Market Sentiment – Dallas Federal Reserve Bank President Robert Kaplan today said he expects U.S. GDP to grow 2% to 2.25% and he expects the unemployment rate will fall further.

The probability of a rate hike at the June 14 Federal Open Market Committee meeting is 89%, which compares to 89% yesterday.

Technically, the long bond is reaching for overbought price level. 10 day RSI is now close to 70 and the downside corrective pressure in the stock market is not anticipated to be significant enough to cause major rotation to move into the bond market, not with volatility levels remaining near historic lows.


Anticipate the current upside to fizzle out since the long term trend is bearish and more rate hikes are expected in the short term time period. While the FED is being extremely transparent which is helping drive volatility lower, it’s hard for bonds to trade higher unless they break the long term trend to the downside, which is not likely based on the current Geo Political and Global Environment.
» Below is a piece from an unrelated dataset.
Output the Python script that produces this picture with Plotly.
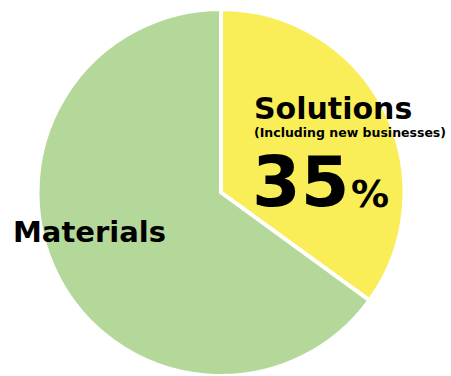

Stock Market Analysis – Roughly 1 week ago I explained that stocks are getting a bit ahead of themselves and reaching for overbought territory to the upside.

Since that time we began seeing some minor corrective pressure to the downside in vulnerable sectors and I’m expecting more corrective pressure in the short term.

Major sectors are trading below the 50 day line and I’m expecting more vulnerability in the key sectors ahead. The Financial sector is now once again trading below the 50 day moving average and upcoming interest rate hike is already priced into the current market cycle and won’t add much upside to Financials over the near term.


Some savy investors and traders will argue that the tech sector which is not related to financials remains near all time highs and with very little vulnerability at this time.

The problem I’m seeing with the overall tech sector is two fold: first we have momentum levels that continue to decline rapidly, while price remains near firm. This tells us that the percentage of stocks causing upside is declining and that leads to short term corrective vulnerability in the tech.

Lastly and equally important is the SOXX Index, which tracks the semiconductor sector. The recent strength from the chips has been spilling over into the overall tech sector and has caused renewed strength in recent days.

The problem with the SOXX Index is the simple fact that chips are reaching into extreme overbought territory, which will limit the upside and cause weakness to increase in coming days in the overall NASDAQ – which is heavily influenced by the semiconductor index.


Notice that price is diverging from the oscillator and that’s aside from 10 day RSI moving into overbought territory to the upside in recent days. Expect pressure to move in to the SOXX index which will cause price to move lower and violate the 50 day line to the downside in the coming days.

Finally, if you have doubt about my analysis – take a look at the mid caps which typically lead the market due to high concentration of speculative stocks.


Remember, investors accumulate speculative stocks aggressively during bull market cycles and the present scenario is telling us that retail investors are becoming a bit more cautious.

Expect more downside from the overall market in the coming days.